WHAT YOU ARE ASKED TO DO: The data below should be restated word for word, with every picture omitted.

--- BEGIN ---

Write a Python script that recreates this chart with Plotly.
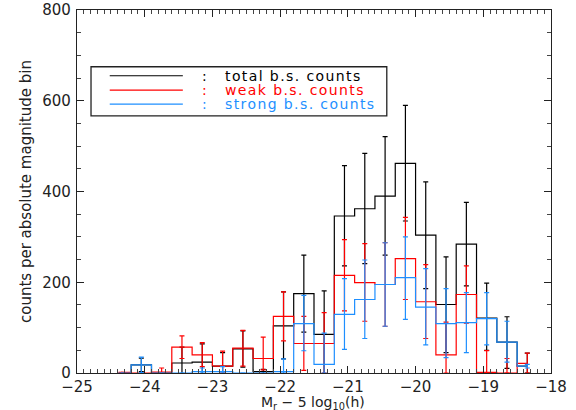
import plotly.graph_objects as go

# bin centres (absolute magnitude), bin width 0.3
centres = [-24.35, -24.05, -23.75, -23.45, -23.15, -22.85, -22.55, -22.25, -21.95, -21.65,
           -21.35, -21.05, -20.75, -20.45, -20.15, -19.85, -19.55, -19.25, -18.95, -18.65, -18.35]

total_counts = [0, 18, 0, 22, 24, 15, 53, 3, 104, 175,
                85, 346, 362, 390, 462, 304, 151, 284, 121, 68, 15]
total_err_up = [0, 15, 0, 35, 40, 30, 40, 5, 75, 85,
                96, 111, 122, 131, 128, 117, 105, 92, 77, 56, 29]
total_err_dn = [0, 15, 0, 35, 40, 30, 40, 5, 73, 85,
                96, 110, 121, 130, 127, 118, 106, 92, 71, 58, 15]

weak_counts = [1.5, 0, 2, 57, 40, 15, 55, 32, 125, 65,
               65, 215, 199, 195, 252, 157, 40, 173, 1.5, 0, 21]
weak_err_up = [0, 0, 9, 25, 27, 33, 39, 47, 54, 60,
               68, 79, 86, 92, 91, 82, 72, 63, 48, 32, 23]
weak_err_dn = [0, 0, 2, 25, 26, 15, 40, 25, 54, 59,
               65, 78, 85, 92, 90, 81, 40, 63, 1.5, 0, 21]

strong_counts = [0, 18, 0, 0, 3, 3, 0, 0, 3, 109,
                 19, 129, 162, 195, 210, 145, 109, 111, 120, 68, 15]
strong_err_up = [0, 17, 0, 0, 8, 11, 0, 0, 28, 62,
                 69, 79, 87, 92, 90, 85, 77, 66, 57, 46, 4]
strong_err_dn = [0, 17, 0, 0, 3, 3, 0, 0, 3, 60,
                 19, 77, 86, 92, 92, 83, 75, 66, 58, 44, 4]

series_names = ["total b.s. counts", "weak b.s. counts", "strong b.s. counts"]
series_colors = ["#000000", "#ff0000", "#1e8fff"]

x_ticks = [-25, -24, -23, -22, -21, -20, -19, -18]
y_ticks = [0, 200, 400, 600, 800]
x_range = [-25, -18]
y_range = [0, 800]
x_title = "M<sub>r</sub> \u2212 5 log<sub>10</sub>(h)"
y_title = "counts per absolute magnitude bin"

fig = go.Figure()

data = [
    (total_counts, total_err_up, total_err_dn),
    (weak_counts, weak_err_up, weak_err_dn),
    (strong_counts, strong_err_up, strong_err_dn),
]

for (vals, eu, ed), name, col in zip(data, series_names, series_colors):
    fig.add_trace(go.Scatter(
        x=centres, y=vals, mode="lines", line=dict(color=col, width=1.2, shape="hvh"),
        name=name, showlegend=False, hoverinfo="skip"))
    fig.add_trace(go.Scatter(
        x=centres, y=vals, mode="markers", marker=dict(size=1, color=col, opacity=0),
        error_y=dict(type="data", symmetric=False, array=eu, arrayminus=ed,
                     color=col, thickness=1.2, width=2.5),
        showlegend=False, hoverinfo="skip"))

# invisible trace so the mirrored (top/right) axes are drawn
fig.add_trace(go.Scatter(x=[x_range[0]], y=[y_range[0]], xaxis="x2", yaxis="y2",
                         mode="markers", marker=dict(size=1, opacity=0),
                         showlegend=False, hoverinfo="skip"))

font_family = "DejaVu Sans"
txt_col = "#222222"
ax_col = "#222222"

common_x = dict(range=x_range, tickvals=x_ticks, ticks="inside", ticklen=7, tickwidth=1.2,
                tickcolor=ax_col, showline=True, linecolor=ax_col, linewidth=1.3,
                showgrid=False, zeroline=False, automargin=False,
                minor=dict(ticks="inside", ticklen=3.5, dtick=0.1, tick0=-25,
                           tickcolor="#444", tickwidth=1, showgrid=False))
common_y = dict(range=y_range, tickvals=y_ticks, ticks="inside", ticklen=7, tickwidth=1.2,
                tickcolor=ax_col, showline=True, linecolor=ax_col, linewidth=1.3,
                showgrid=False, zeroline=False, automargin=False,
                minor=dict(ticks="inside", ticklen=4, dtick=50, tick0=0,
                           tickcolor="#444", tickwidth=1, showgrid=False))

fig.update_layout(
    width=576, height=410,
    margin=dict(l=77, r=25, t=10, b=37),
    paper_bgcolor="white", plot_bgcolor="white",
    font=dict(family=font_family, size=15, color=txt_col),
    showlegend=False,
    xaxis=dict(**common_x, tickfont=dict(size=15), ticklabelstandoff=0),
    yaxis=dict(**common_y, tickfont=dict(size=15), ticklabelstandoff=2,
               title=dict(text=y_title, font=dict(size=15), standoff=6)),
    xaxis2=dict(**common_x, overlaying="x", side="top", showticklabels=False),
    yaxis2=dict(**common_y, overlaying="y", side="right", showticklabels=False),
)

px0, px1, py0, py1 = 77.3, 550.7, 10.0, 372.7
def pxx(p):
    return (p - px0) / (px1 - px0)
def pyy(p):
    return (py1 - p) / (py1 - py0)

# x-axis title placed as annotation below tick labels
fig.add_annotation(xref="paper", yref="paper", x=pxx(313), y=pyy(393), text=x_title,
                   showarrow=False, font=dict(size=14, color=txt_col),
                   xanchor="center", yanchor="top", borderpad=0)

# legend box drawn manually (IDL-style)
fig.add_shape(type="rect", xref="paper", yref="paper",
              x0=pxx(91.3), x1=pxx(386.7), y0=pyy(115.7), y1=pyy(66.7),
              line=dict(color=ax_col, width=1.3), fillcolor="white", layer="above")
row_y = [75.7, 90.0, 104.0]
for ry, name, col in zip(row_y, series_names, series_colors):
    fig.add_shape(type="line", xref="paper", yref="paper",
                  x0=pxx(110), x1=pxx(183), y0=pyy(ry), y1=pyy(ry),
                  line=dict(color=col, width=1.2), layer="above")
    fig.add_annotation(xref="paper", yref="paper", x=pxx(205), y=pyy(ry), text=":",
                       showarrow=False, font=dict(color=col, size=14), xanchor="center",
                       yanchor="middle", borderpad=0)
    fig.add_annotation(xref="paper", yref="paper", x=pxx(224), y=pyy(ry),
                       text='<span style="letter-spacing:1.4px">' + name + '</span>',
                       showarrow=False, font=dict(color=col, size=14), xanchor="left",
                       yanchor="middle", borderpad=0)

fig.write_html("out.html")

--- END ---

WRITTEN ANSWER:
Write a Python script that recreates this chart with Plotly.
import plotly.graph_objects as go

# bin centres (absolute magnitude), bin width 0.3
centres = [-24.35, -24.05, -23.75, -23.45, -23.15, -22.85, -22.55, -22.25, -21.95, -21.65,
           -21.35, -21.05, -20.75, -20.45, -20.15, -19.85, -19.55, -19.25, -18.95, -18.65, -18.35]

total_counts = [0, 18, 0, 22, 24, 15, 53, 3, 104, 175,
                85, 346, 362, 390, 462, 304, 151, 284, 121, 68, 15]
total_err_up = [0, 15, 0, 35, 40, 30, 40, 5, 75, 85,
                96, 111, 122, 131, 128, 117, 105, 92, 77, 56, 29]
total_err_dn = [0, 15, 0, 35, 40, 30, 40, 5, 73, 85,
                96, 110, 121, 130, 127, 118, 106, 92, 71, 58, 15]

weak_counts = [1.5, 0, 2, 57, 40, 15, 55, 32, 125, 65,
               65, 215, 199, 195, 252, 157, 40, 173, 1.5, 0, 21]
weak_err_up = [0, 0, 9, 25, 27, 33, 39, 47, 54, 60,
               68, 79, 86, 92, 91, 82, 72, 63, 48, 32, 23]
weak_err_dn = [0, 0, 2, 25, 26, 15, 40, 25, 54, 59,
               65, 78, 85, 92, 90, 81, 40, 63, 1.5, 0, 21]

strong_counts = [0, 18, 0, 0, 3, 3, 0, 0, 3, 109,
                 19, 129, 162, 195, 210, 145, 109, 111, 120, 68, 15]
strong_err_up = [0, 17, 0, 0, 8, 11, 0, 0, 28, 62,
                 69, 79, 87, 92, 90, 85, 77, 66, 57, 46, 4]
strong_err_dn = [0, 17, 0, 0, 3, 3, 0, 0, 3, 60,
                 19, 77, 86, 92, 92, 83, 75, 66, 58, 44, 4]

series_names = ["total b.s. counts", "weak b.s. counts", "strong b.s. counts"]
series_colors = ["#000000", "#ff0000", "#1e8fff"]

x_ticks = [-25, -24, -23, -22, -21, -20, -19, -18]
y_ticks = [0, 200, 400, 600, 800]
x_range = [-25, -18]
y_range = [0, 800]
x_title = "M<sub>r</sub> \u2212 5 log<sub>10</sub>(h)"
y_title = "counts per absolute magnitude bin"

fig = go.Figure()

data = [
    (total_counts, total_err_up, total_err_dn),
    (weak_counts, weak_err_up, weak_err_dn),
    (strong_counts, strong_err_up, strong_err_dn),
]

for (vals, eu, ed), name, col in zip(data, series_names, series_colors):
    fig.add_trace(go.Scatter(
        x=centres, y=vals, mode="lines", line=dict(color=col, width=1.2, shape="hvh"),
        name=name, showlegend=False, hoverinfo="skip"))
    fig.add_trace(go.Scatter(
        x=centres, y=vals, mode="markers", marker=dict(size=1, color=col, opacity=0),
        error_y=dict(type="data", symmetric=False, array=eu, arrayminus=ed,
                     color=col, thickness=1.2, width=2.5),
        showlegend=False, hoverinfo="skip"))

# invisible trace so the mirrored (top/right) axes are drawn
fig.add_trace(go.Scatter(x=[x_range[0]], y=[y_range[0]], xaxis="x2", yaxis="y2",
                         mode="markers", marker=dict(size=1, opacity=0),
                         showlegend=False, hoverinfo="skip"))

font_family = "DejaVu Sans"
txt_col = "#222222"
ax_col = "#222222"

common_x = dict(range=x_range, tickvals=x_ticks, ticks="inside", ticklen=7, tickwidth=1.2,
                tickcolor=ax_col, showline=True, linecolor=ax_col, linewidth=1.3,
                showgrid=False, zeroline=False, automargin=False,
                minor=dict(ticks="inside", ticklen=3.5, dtick=0.1, tick0=-25,
                           tickcolor="#444", tickwidth=1, showgrid=False))
common_y = dict(range=y_range, tickvals=y_ticks, ticks="inside", ticklen=7, tickwidth=1.2,
                tickcolor=ax_col, showline=True, linecolor=ax_col, linewidth=1.3,
                showgrid=False, zeroline=False, automargin=False,
                minor=dict(ticks="inside", ticklen=4, dtick=50, tick0=0,
                           tickcolor="#444", tickwidth=1, showgrid=False))

fig.update_layout(
    width=576, height=410,
    margin=dict(l=77, r=25, t=10, b=37),
    paper_bgcolor="white", plot_bgcolor="white",
    font=dict(family=font_family, size=15, color=txt_col),
    showlegend=False,
    xaxis=dict(**common_x, tickfont=dict(size=15), ticklabelstandoff=0),
    yaxis=dict(**common_y, tickfont=dict(size=15), ticklabelstandoff=2,
               title=dict(text=y_title, font=dict(size=15), standoff=6)),
    xaxis2=dict(**common_x, overlaying="x", side="top", showticklabels=False),
    yaxis2=dict(**common_y, overlaying="y", side="right", showticklabels=False),
)

px0, px1, py0, py1 = 77.3, 550.7, 10.0, 372.7
def pxx(p):
    return (p - px0) / (px1 - px0)
def pyy(p):
    return (py1 - p) / (py1 - py0)

# x-axis title placed as annotation below tick labels
fig.add_annotation(xref="paper", yref="paper", x=pxx(313), y=pyy(393), text=x_title,
                   showarrow=False, font=dict(size=14, color=txt_col),
                   xanchor="center", yanchor="top", borderpad=0)

# legend box drawn manually (IDL-style)
fig.add_shape(type="rect", xref="paper", yref="paper",
              x0=pxx(91.3), x1=pxx(386.7), y0=pyy(115.7), y1=pyy(66.7),
              line=dict(color=ax_col, width=1.3), fillcolor="white", layer="above")
row_y = [75.7, 90.0, 104.0]
for ry, name, col in zip(row_y, series_names, series_colors):
    fig.add_shape(type="line", xref="paper", yref="paper",
                  x0=pxx(110), x1=pxx(183), y0=pyy(ry), y1=pyy(ry),
                  line=dict(color=col, width=1.2), layer="above")
    fig.add_annotation(xref="paper", yref="paper", x=pxx(205), y=pyy(ry), text=":",
                       showarrow=False, font=dict(color=col, size=14), xanchor="center",
                       yanchor="middle", borderpad=0)
    fig.add_annotation(xref="paper", yref="paper", x=pxx(224), y=pyy(ry),
                       text='<span style="letter-spacing:1.4px">' + name + '</span>',
                       showarrow=False, font=dict(color=col, size=14), xanchor="left",
                       yanchor="middle", borderpad=0)

fig.write_html("out.html")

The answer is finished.